[Figure scripts]
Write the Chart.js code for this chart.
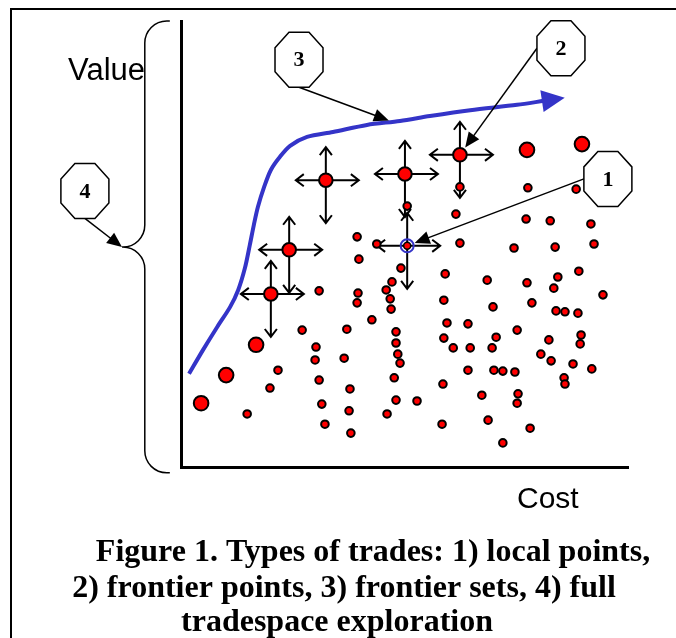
<!DOCTYPE html>
<html>
<head>
<meta charset="utf-8">
<script src="https://cdn.jsdelivr.net/npm/chart.js@4.4.1/dist/chart.umd.min.js"></script>
<style>
  html, body { margin: 0; padding: 0; background: #fff; }
  #wrap { width: 676px; height: 638px; position: relative; }
</style>
</head>
<body>
<div id="wrap"><canvas id="tradeChart"></canvas></div>
<script>
// tradespace points (cost, value), axes 0-100
const pointCost = [39.8, 49.2, 47.2, 45.9, 46.8, 47.0, 30.9, 39.6, 39.4, 42.7, 27.1, 37.1, 48.1, 48.1, 30.2,
  48.5, 49.0, 30.0, 36.5, 21.7, 47.7, 30.9, 19.9, 37.8, 48.1, 52.8, 31.5, 37.6, 46.1, 14.8, 32.2, 38.0,
  39.4, 43.8, 50.6, 62.4, 77.6, 88.4, 61.5, 77.2, 82.6, 91.7, 62.4, 74.5, 83.7, 92.4, 59.1, 68.5, 77.4,
  84.3, 83.4, 89.0, 94.4, 58.8, 69.8, 78.5, 83.9, 85.9, 88.8, 59.5, 64.2, 75.2, 58.8, 60.9, 64.7, 70.5,
  69.6, 82.3, 89.5, 89.3, 80.5, 82.8, 87.7, 91.9, 64.2, 70.0, 72.0, 74.7, 85.7, 85.9, 58.6, 67.3, 75.4,
  75.2, 58.4, 68.7, 78.1, 72.0];
const pointValue = [46.6, 44.6, 41.5, 39.7, 37.7, 35.4, 39.5, 39.0, 36.8, 33.0, 30.7, 30.9, 30.3, 27.8, 26.9,
  25.3, 23.3, 24.0, 24.4, 21.7, 20.0, 19.5, 17.7, 17.5, 15.0, 14.8, 14.1, 12.6, 11.9, 11.9, 9.6, 7.6,
  51.6, 50.0, 58.5, 62.8, 62.6, 62.3, 56.7, 55.6, 55.2, 54.5, 50.2, 49.1, 49.3, 50.0, 43.3, 41.9, 41.3,
  42.6, 40.1, 43.9, 38.6, 37.4, 35.9, 36.8, 35.0, 34.8, 34.5, 32.3, 32.1, 30.7, 28.9, 26.7, 26.7, 29.1,
  26.7, 28.5, 29.6, 27.6, 25.3, 23.8, 23.1, 22.0, 21.7, 21.7, 21.5, 21.3, 20.0, 18.6, 18.6, 16.1, 16.4,
  14.3, 9.6, 10.5, 8.7, 5.4];

// larger points along the frontier
const bigCost = [16.8, 10.1, 4.5, 77.4, 89.7];
const bigValue = [27.4, 20.6, 14.3, 71.1, 72.4];

// frontier points with local moves
const frontierCost = [20.1, 24.2, 32.4, 50.1, 62.4];
const frontierValue = [38.8, 48.7, 64.3, 65.7, 70.0];

// the one local point
const localCost = [50.6];
const localValue = [49.6];

// frontier set curve
const curveCost = [1.8, 4.9, 8.1, 11.0, 12.8, 14.3, 15.4, 16.3, 17.2, 18.6, 20.1, 22.1, 24.4, 28.2,
  34.0, 41.6, 49.0, 55.7, 64.7, 75.2, 81.2];
const curveValue = [20.9, 26.2, 31.4, 35.9, 39.7, 44.6, 49.8, 54.3, 58.3, 62.8, 66.6, 69.5, 72.0, 74.0,
  75.1, 76.7, 77.6, 78.7, 80.0, 81.2, 82.1];

// numbered callouts and where they point
const calloutLabels = ['1', '2', '3', '4'];
const calloutCost = [95.5, 85.0, 26.4, -21.5];
const calloutValue = [64.6, 93.9, 91.3, 61.9];
const targetCost = [50.6, 62.4, 46.5, -13.2];
const targetValue = [49.6, 70.0, 77.7, 49.3];

// brace for full tradespace (4)
const braceCost = { tip: -13.2, bar: -8.1, end: -2.5 };
const braceValue = { top: 100, mid: 49.3, bottom: -1.3 };

const captionLines = [
  'Figure 1. Types of trades: 1) local points,',
  '2) frontier points, 3) frontier sets, 4) full',
  'tradespace exploration'
];

const RED = '#ff0000';
const BLUE = '#3434c8';

const toXY = (xs, ys) => xs.map((x, i) => ({ x: x, y: ys[i] }));

function openArrow(ctx, x0, y0, x1, y1) {
  const a = Math.atan2(y1 - y0, x1 - x0);
  const h = 10, s = 0.65;
  ctx.beginPath();
  ctx.moveTo(x0, y0);
  ctx.lineTo(x1, y1);
  ctx.moveTo(x1 - h * Math.cos(a - s), y1 - h * Math.sin(a - s));
  ctx.lineTo(x1, y1);
  ctx.lineTo(x1 - h * Math.cos(a + s), y1 - h * Math.sin(a + s));
  ctx.stroke();
}

function solidHead(ctx, x0, y0, x1, y1, len, half) {
  const a = Math.atan2(y1 - y0, x1 - x0);
  ctx.beginPath();
  ctx.moveTo(x1, y1);
  ctx.lineTo(x1 - len * Math.cos(a) + half * Math.sin(a), y1 - len * Math.sin(a) - half * Math.cos(a));
  ctx.lineTo(x1 - len * Math.cos(a) - half * Math.sin(a), y1 - len * Math.sin(a) + half * Math.cos(a));
  ctx.closePath();
  ctx.fill();
}

const OCT_A = 24, OCT_B = 27.5;

function octagon(ctx, cx, cy, label) {
  const a = OCT_A, b = OCT_B, fa = 10, fb = 12;
  ctx.beginPath();
  ctx.moveTo(cx - fa, cy - b);
  ctx.lineTo(cx + fa, cy - b);
  ctx.lineTo(cx + a, cy - fb);
  ctx.lineTo(cx + a, cy + fb);
  ctx.lineTo(cx + fa, cy + b);
  ctx.lineTo(cx - fa, cy + b);
  ctx.lineTo(cx - a, cy + fb);
  ctx.lineTo(cx - a, cy - fb);
  ctx.closePath();
  ctx.fillStyle = '#fff';
  ctx.fill();
  ctx.lineWidth = 1.5;
  ctx.strokeStyle = '#000';
  ctx.stroke();
  ctx.fillStyle = '#000';
  ctx.font = 'bold 22px "Liberation Serif"';
  ctx.textAlign = 'center';
  ctx.textBaseline = 'middle';
  ctx.fillText(label, cx, cy + 1);
}

const figurePlugin = {
  id: 'figure',
  beforeDatasetsDraw(chart) {
    const { ctx, scales: { x, y } } = chart;
    ctx.save();
    ctx.strokeStyle = '#000';
    ctx.lineWidth = 2;
    const movesX = frontierCost.concat(localCost);
    const movesY = frontierValue.concat(localValue);
    movesX.forEach((c, i) => {
      const px = x.getPixelForValue(c), py = y.getPixelForValue(movesY[i]);
      openArrow(ctx, px, py, px - 30, py);
      openArrow(ctx, px, py, px + 33, py);
      openArrow(ctx, px, py, px, py - 33);
      openArrow(ctx, px, py, px, py + 43);
    });
    ctx.restore();
  },
  afterDatasetsDraw(chart) {
    const { ctx, scales: { x, y } } = chart;
    ctx.save();
    // arrowhead at the end of the frontier curve
    const pts = chart.getDatasetMeta(0).data;
    const p1 = pts[pts.length - 2], p2 = pts[pts.length - 1];
    const a = Math.atan2(p2.y - p1.y, p2.x - p1.x);
    ctx.fillStyle = BLUE;
    solidHead(ctx, p2.x - 2 * Math.cos(a), p2.y - 2 * Math.sin(a),
      p2.x + 21 * Math.cos(a), p2.y + 21 * Math.sin(a), 23, 11);

    // brace
    const bx = x.getPixelForValue(braceCost.bar);
    const tx = x.getPixelForValue(braceCost.tip);
    const ex = x.getPixelForValue(braceCost.end);
    const yt = y.getPixelForValue(braceValue.top);
    const ym = y.getPixelForValue(braceValue.mid);
    const yb = y.getPixelForValue(braceValue.bottom);
    const r = 22;
    ctx.strokeStyle = '#000';
    ctx.lineWidth = 1.5;
    ctx.beginPath();
    ctx.moveTo(ex, yt);
    ctx.arcTo(bx, yt, bx, yt + r, r);
    ctx.lineTo(bx, ym - r);
    ctx.arcTo(bx, ym, tx, ym, r);
    ctx.lineTo(tx, ym);
    ctx.moveTo(tx, ym);
    ctx.arcTo(bx, ym, bx, ym + r, r);
    ctx.lineTo(bx, yb - r);
    ctx.arcTo(bx, yb, ex, yb, r);
    ctx.lineTo(ex, yb);
    ctx.stroke();

    // callouts: leader leaves from the left side or the bottom of the octagon
    const gaps = [8, 9, 0, 0];
    const anchors = [[-OCT_A, 0], [-OCT_A, 0], [0, OCT_B], [0, OCT_B]];
    calloutLabels.forEach((lab, i) => {
      const cx = x.getPixelForValue(calloutCost[i]), cy = y.getPixelForValue(calloutValue[i]);
      const sx = cx + anchors[i][0], sy = cy + anchors[i][1];
      let tx2 = x.getPixelForValue(targetCost[i]), ty2 = y.getPixelForValue(targetValue[i]);
      const ang = Math.atan2(ty2 - sy, tx2 - sx);
      tx2 -= gaps[i] * Math.cos(ang);
      ty2 -= gaps[i] * Math.sin(ang);
      ctx.strokeStyle = '#000';
      ctx.lineWidth = 1.5;
      ctx.beginPath();
      ctx.moveTo(sx, sy);
      ctx.lineTo(tx2 - 10 * Math.cos(ang), ty2 - 10 * Math.sin(ang));
      ctx.stroke();
      ctx.fillStyle = '#000';
      solidHead(ctx, sx, sy, tx2, ty2, 15, 6.5);
      octagon(ctx, cx, cy, lab);
    });
    ctx.restore();
  },
  afterDraw(chart) {
    const { ctx, chartArea: ca } = chart;
    ctx.save();
    // outer frame
    ctx.strokeStyle = '#000';
    ctx.lineWidth = 2;
    ctx.beginPath();
    ctx.moveTo(11, 640);
    ctx.lineTo(11, 9);
    ctx.lineTo(680, 9);
    ctx.stroke();

    ctx.fillStyle = '#000';
    ctx.textBaseline = 'alphabetic';
    ctx.font = '31px "Liberation Sans"';
    ctx.textAlign = 'right';
    ctx.fillText('Value', ca.left - 36, ca.top + 59);
    ctx.textAlign = 'left';
    ctx.font = '30px "Liberation Sans"';
    ctx.fillText('Cost', ca.right - 111, ca.bottom + 41);

    ctx.font = 'bold 32px "Liberation Serif"';
    ctx.textAlign = 'center';
    const centers = [373, 344, 337];
    const bases = [561, 597, 631];
    captionLines.forEach((t, i) => ctx.fillText(t, centers[i], bases[i]));
    ctx.restore();
  }
};

const axis = {
  type: 'linear',
  min: 0,
  max: 100,
  grid: { display: false, drawTicks: false },
  ticks: { display: false },
  border: { display: true, color: '#000', width: 3 }
};

new Chart(document.getElementById('tradeChart'), {
  type: 'scatter',
  data: {
    datasets: [
      {
        type: 'line',
        data: toXY(curveCost, curveValue),
        borderColor: BLUE,
        borderWidth: 4,
        pointRadius: 0,
        tension: 0.3,
        fill: false,
        clip: false
      },
      {
        data: toXY(pointCost, pointValue),
        backgroundColor: RED,
        borderColor: '#000',
        borderWidth: 2,
        pointRadius: 3.8
      },
      {
        data: toXY(bigCost, bigValue),
        backgroundColor: RED,
        borderColor: '#000',
        borderWidth: 2,
        pointRadius: 7.3
      },
      {
        data: toXY(frontierCost, frontierValue),
        backgroundColor: RED,
        borderColor: '#000',
        borderWidth: 2,
        pointRadius: 6.8
      },
      {
        data: toXY(localCost, localValue),
        backgroundColor: 'rgba(0,0,0,0)',
        borderColor: BLUE,
        borderWidth: 2,
        pointRadius: 6.5
      },
      {
        data: toXY(localCost, localValue),
        backgroundColor: RED,
        borderColor: '#000',
        borderWidth: 1.5,
        pointRadius: 3.5
      }
    ]
  },
  options: {
    responsive: true,
    maintainAspectRatio: false,
    animation: false,
    layout: { padding: { left: 181, right: 48, top: 21, bottom: 171 } },
    plugins: { legend: { display: false }, tooltip: { enabled: false } },
    events: [],
    scales: { x: axis, y: axis }
  },
  plugins: [figurePlugin]
});
</script>
</body>
</html>
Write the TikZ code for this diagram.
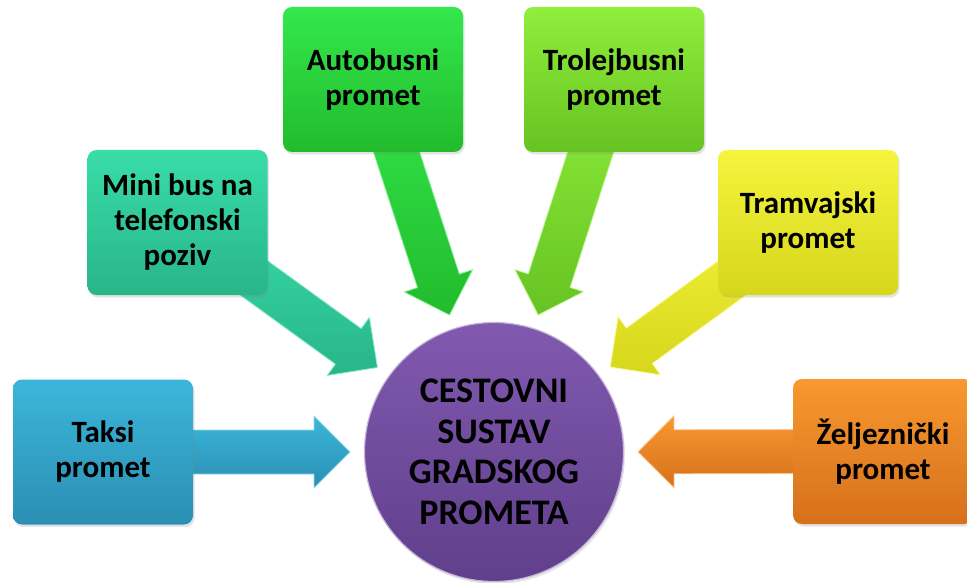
\documentclass[tikz,border=0pt]{standalone}
\usepackage{fontspec}
\setmainfont{Carlito}
\usetikzlibrary{calc,shadows}
\pgfdeclarelayer{bg}
\pgfsetlayers{bg,main}
\definecolor{taksiA}{HTML}{3BB6DA}
\definecolor{taksiB}{HTML}{2A8FB3}
\definecolor{miniA}{HTML}{38DDA8}
\definecolor{miniB}{HTML}{29B589}
\definecolor{autoA}{HTML}{33E84C}
\definecolor{autoB}{HTML}{22BB2C}
\definecolor{troliA}{HTML}{90EE3C}
\definecolor{troliB}{HTML}{66C322}
\definecolor{tramA}{HTML}{F6F43E}
\definecolor{tramB}{HTML}{D6D61C}
\definecolor{zeljA}{HTML}{F8982F}
\definecolor{zeljB}{HTML}{D6701B}
\definecolor{circA}{HTML}{8159AF}
\definecolor{circB}{HTML}{603F8B}
\newcommand\blockarrow[3]{%
  \coordinate (T) at ($(c.center)!144pt!(#1.center)$);
  \coordinate (B) at ($(T)!36pt!(#1.center)$);
  \path[top color=#2, bottom color=#3, draw=#2!55!white, line width=0.8pt, line join=round]
    ($(#1.center)!22pt!90:(T)$) -- ($(B)!22pt!90:(T)$) -- ($(B)!36pt!90:(T)$) --
    (T) -- ($(B)!36pt!-90:(T)$) -- ($(B)!22pt!-90:(T)$) -- ($(#1.center)!22pt!-90:(T)$) -- cycle;
}
\tikzset{
  box/.style={rectangle, rounded corners=9pt, minimum width=180pt, minimum height=145pt,
    align=center, font=\fontsize{31}{35}\selectfont\bfseries, text=black,
    drop shadow={opacity=0.22, shadow xshift=1.5pt, shadow yshift=-2.5pt}},
  hub/.style={circle, minimum size=259pt, inner sep=0pt, align=center,
    font=\fontsize{36}{40.5}\selectfont\bfseries, text=black,
    top color=circA, bottom color=circB, draw=circA!45!white, line width=1.2pt,
    drop shadow={opacity=0.2, shadow xshift=1.5pt, shadow yshift=-2.5pt}}
}
\begin{document}
\begin{tikzpicture}[x=1pt,y=-1pt]
\useasboundingbox (0,0) rectangle (967,583);
\clip (0,0) rectangle (967,583);
\node[hub] (c) at (494,452) {CESTOVNI\\SUSTAV\\GRADSKOG\\PROMETA};
\node[box, top color=taksiA, bottom color=taksiB] (taksi) at (103,452) {Taksi\\promet};
\node[box, top color=miniA, bottom color=miniB] (mini) at (177.5,222.5) {Mini bus na\\telefonski\\poziv};
\node[box, top color=autoA, bottom color=autoB] (auto) at (373,79.5) {Autobusni\\promet};
\node[box, top color=troliA, bottom color=troliB] (troli) at (614,79.5) {Trolejbusni\\promet};
\node[box, top color=tramA, bottom color=tramB] (tram) at (808,222.5) {Tramvajski\\promet};
\node[box, top color=zeljA, bottom color=zeljB] (zelj) at (883,451.5) {Željeznički\\promet};
\begin{pgfonlayer}{bg}
\blockarrow{taksi}{taksiA}{taksiB}
\blockarrow{mini}{miniA}{miniB}
\blockarrow{auto}{autoA}{autoB}
\blockarrow{troli}{troliA}{troliB}
\blockarrow{tram}{tramA}{tramB}
\blockarrow{zelj}{zeljA}{zeljB}
\end{pgfonlayer}
\end{tikzpicture}
\end{document}
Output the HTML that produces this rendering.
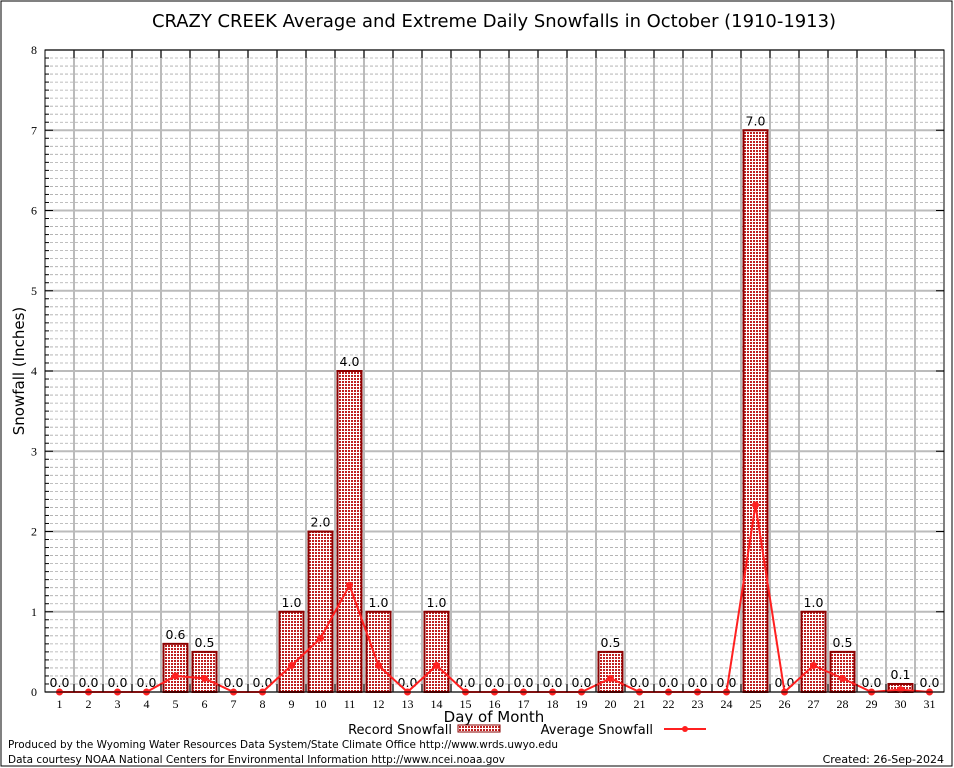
<!DOCTYPE html>
<html><head><meta charset="utf-8"><style>
body{margin:0;background:#fff;}
svg{display:block;font-family:"DejaVu Sans","Liberation Sans",sans-serif;}
</style></head><body>
<svg id="c" width="954" height="768" xmlns="http://www.w3.org/2000/svg">
<defs>
<pattern id="chk" width="3" height="3" patternUnits="userSpaceOnUse">
<rect width="3" height="3" fill="#fff"/>
<rect width="2" height="2" fill="#c02020"/>
</pattern>
</defs>
<rect x="1" y="1" width="951" height="765" fill="#fff" stroke="#000" stroke-width="1"/>
<text x="494" y="27" font-size="18" text-anchor="middle" textLength="684" lengthAdjust="spacingAndGlyphs">CRAZY CREEK Average and Extreme Daily Snowfalls in October (1910-1913)</text>
<g id="grid"></g>
<g id="bars"></g>
<g id="line"></g>
<g id="axes"></g>
<text transform="translate(24,371) rotate(-90)" font-size="15" text-anchor="middle">Snowfall (Inches)</text>
<text x="494" y="722" font-size="15" text-anchor="middle">Day of Month</text>
<g>
<text x="452" y="734" font-size="13" text-anchor="end">Record Snowfall</text>
<rect x="458" y="725" width="42" height="7" fill="url(#chk)" stroke="#8b0000"/>
<text x="653" y="734" font-size="13" text-anchor="end">Average Snowfall</text>
<line x1="664" y1="729" x2="706" y2="729" stroke="#ff2020" stroke-width="2"/>
<circle cx="685" cy="729" r="3" fill="#ff2020"/>
</g>
<text x="8" y="748" font-size="11" textLength="550" lengthAdjust="spacingAndGlyphs">Produced by the Wyoming Water Resources Data System/State Climate Office http://www.wrds.uwyo.edu</text>
<text x="8" y="763" font-size="11" textLength="497" lengthAdjust="spacingAndGlyphs">Data courtesy NOAA National Centers for Environmental Information http://www.ncei.noaa.gov</text>
<text x="944" y="763" font-size="11" text-anchor="end">Created:  26-Sep-2024</text>
</svg>
<script>
const days=[1,2,3,4,5,6,7,8,9,10,11,12,13,14,15,16,17,18,19,20,21,22,23,24,25,26,27,28,29,30,31];
const recordVals=[0,0,0,0,0.6,0.5,0,0,1.0,2.0,4.0,1.0,0,1.0,0,0,0,0,0,0.5,0,0,0,0,7.0,0,1.0,0.5,0,0.1,0];
const avgVals=[0,0,0,0,0.2,0.17,0,0,0.33,0.67,1.33,0.33,0,0.33,0,0,0,0,0,0.17,0,0,0,0,2.33,0,0.33,0.17,0,0.03,0];
const yTicks=[0,1,2,3,4,5,6,7,8];
const L=45,R=944,T=50,B=692,yMax=8;
const dayW=(R-L)/days.length;
const x=d=>L+(d-0.5)*dayW;
const y=v=>B-(v/yMax)*(B-T);
const NS="http://www.w3.org/2000/svg";
function mk(tag,attrs,parent,txt){const e=document.createElementNS(NS,tag);for(const k in attrs)e.setAttribute(k,attrs[k]);if(txt!==undefined)e.textContent=txt;document.getElementById(parent).appendChild(e);return e;}
for(let i=0;i<yMax*10;i++){if(i%10===0)continue;const yy=y(i/10);
const g=mk('line',{x1:L,x2:R,y1:yy,y2:yy,stroke:'#aaa','stroke-dasharray':'3,2','stroke-width':0.8},'grid');

}
for(const t of yTicks){const yy=y(t);
const g=mk('line',{x1:L,x2:R,y1:yy,y2:yy,stroke:'#bbb','stroke-width':2},'grid');


const lb=mk('text',{x:L-8,y:yy+4,'font-size':12,'text-anchor':'end','font-family':'Liberation Serif, serif'},'axes',String(t));


for(const xx of [L,R]){const tk=mk('line',{x1:xx,x2:xx+(xx===L?8:-8),y1:yy,y2:yy,stroke:'#000'},'axes');

}}
for(let i=1;i<days.length;i++){const xx=L+i*dayW;
const g=mk('line',{x1:xx,x2:xx,y1:T,y2:B,stroke:'#bbb','stroke-width':2},'grid');


for(const [a,b] of [[T,T+8],[B,B-8]]){const tk=mk('line',{x1:xx,x2:xx,y1:a,y2:b,stroke:'#000'},'axes');

}}
for(let t=0;t<yMax*10;t++){if(t%10===0)continue;const yy=y(t/10);
const tk=mk('line',{x1:L,x2:L+4,y1:yy,y2:yy,stroke:'#000'},'axes');

}
const fr=mk('rect',{x:L,y:T,width:R-L,height:B-T,fill:'none',stroke:'#000'},'axes');


days.forEach((d,i)=>{const v=recordVals[i];const bw=24;
if(v>0){const r=mk('rect',{x:x(d)-bw/2,y:y(v),width:bw,height:B-y(v),fill:'url(#chk)',stroke:'#8b0000','stroke-width':2},'bars');

}
const lb=mk('text',{x:x(d),y:y(v)-5,'font-size':12.5,'text-anchor':'middle'},'bars',v.toFixed(1));


const xl=mk('text',{x:x(d),y:B+16,'font-size':12,'text-anchor':'middle','font-family':'Liberation Serif, serif'},'axes',String(d));

});
const pts=days.map((d,i)=>x(d)+','+y(avgVals[i])).join(' ');
const pl=mk('polyline',{points:pts,fill:'none',stroke:'#ff2020','stroke-width':2},'line');


days.forEach((d,i)=>{const c=mk('circle',{cx:x(d),cy:y(avgVals[i]),r:3.5,fill:'#ff2020'},'line');

});
</script>
</body></html>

• Problem description:
Write down every line from the opening of the listing to the line with "const frontierValue = [38.8, 48.7, 64.3, 65.7, 70.0];", both included, and nothing else; the pictures are omitted.

• Answer:
Write the Chart.js code for this chart.
<!DOCTYPE html>
<html>
<head>
<meta charset="utf-8">
<script src="https://cdn.jsdelivr.net/npm/chart.js@4.4.1/dist/chart.umd.min.js"></script>
<style>
  html, body { margin: 0; padding: 0; background: #fff; }
  #wrap { width: 676px; height: 638px; position: relative; }
</style>
</head>
<body>
<div id="wrap"><canvas id="tradeChart"></canvas></div>
<script>
// tradespace points (cost, value), axes 0-100
const pointCost = [39.8, 49.2, 47.2, 45.9, 46.8, 47.0, 30.9, 39.6, 39.4, 42.7, 27.1, 37.1, 48.1, 48.1, 30.2,
  48.5, 49.0, 30.0, 36.5, 21.7, 47.7, 30.9, 19.9, 37.8, 48.1, 52.8, 31.5, 37.6, 46.1, 14.8, 32.2, 38.0,
  39.4, 43.8, 50.6, 62.4, 77.6, 88.4, 61.5, 77.2, 82.6, 91.7, 62.4, 74.5, 83.7, 92.4, 59.1, 68.5, 77.4,
  84.3, 83.4, 89.0, 94.4, 58.8, 69.8, 78.5, 83.9, 85.9, 88.8, 59.5, 64.2, 75.2, 58.8, 60.9, 64.7, 70.5,
  69.6, 82.3, 89.5, 89.3, 80.5, 82.8, 87.7, 91.9, 64.2, 70.0, 72.0, 74.7, 85.7, 85.9, 58.6, 67.3, 75.4,
  75.2, 58.4, 68.7, 78.1, 72.0];
const pointValue = [46.6, 44.6, 41.5, 39.7, 37.7, 35.4, 39.5, 39.0, 36.8, 33.0, 30.7, 30.9, 30.3, 27.8, 26.9,
  25.3, 23.3, 24.0, 24.4, 21.7, 20.0, 19.5, 17.7, 17.5, 15.0, 14.8, 14.1, 12.6, 11.9, 11.9, 9.6, 7.6,
  51.6, 50.0, 58.5, 62.8, 62.6, 62.3, 56.7, 55.6, 55.2, 54.5, 50.2, 49.1, 49.3, 50.0, 43.3, 41.9, 41.3,
  42.6, 40.1, 43.9, 38.6, 37.4, 35.9, 36.8, 35.0, 34.8, 34.5, 32.3, 32.1, 30.7, 28.9, 26.7, 26.7, 29.1,
  26.7, 28.5, 29.6, 27.6, 25.3, 23.8, 23.1, 22.0, 21.7, 21.7, 21.5, 21.3, 20.0, 18.6, 18.6, 16.1, 16.4,
  14.3, 9.6, 10.5, 8.7, 5.4];

// larger points along the frontier
const bigCost = [16.8, 10.1, 4.5, 77.4, 89.7];
const bigValue = [27.4, 20.6, 14.3, 71.1, 72.4];

// frontier points with local moves
const frontierCost = [20.1, 24.2, 32.4, 50.1, 62.4];
const frontierValue = [38.8, 48.7, 64.3, 65.7, 70.0];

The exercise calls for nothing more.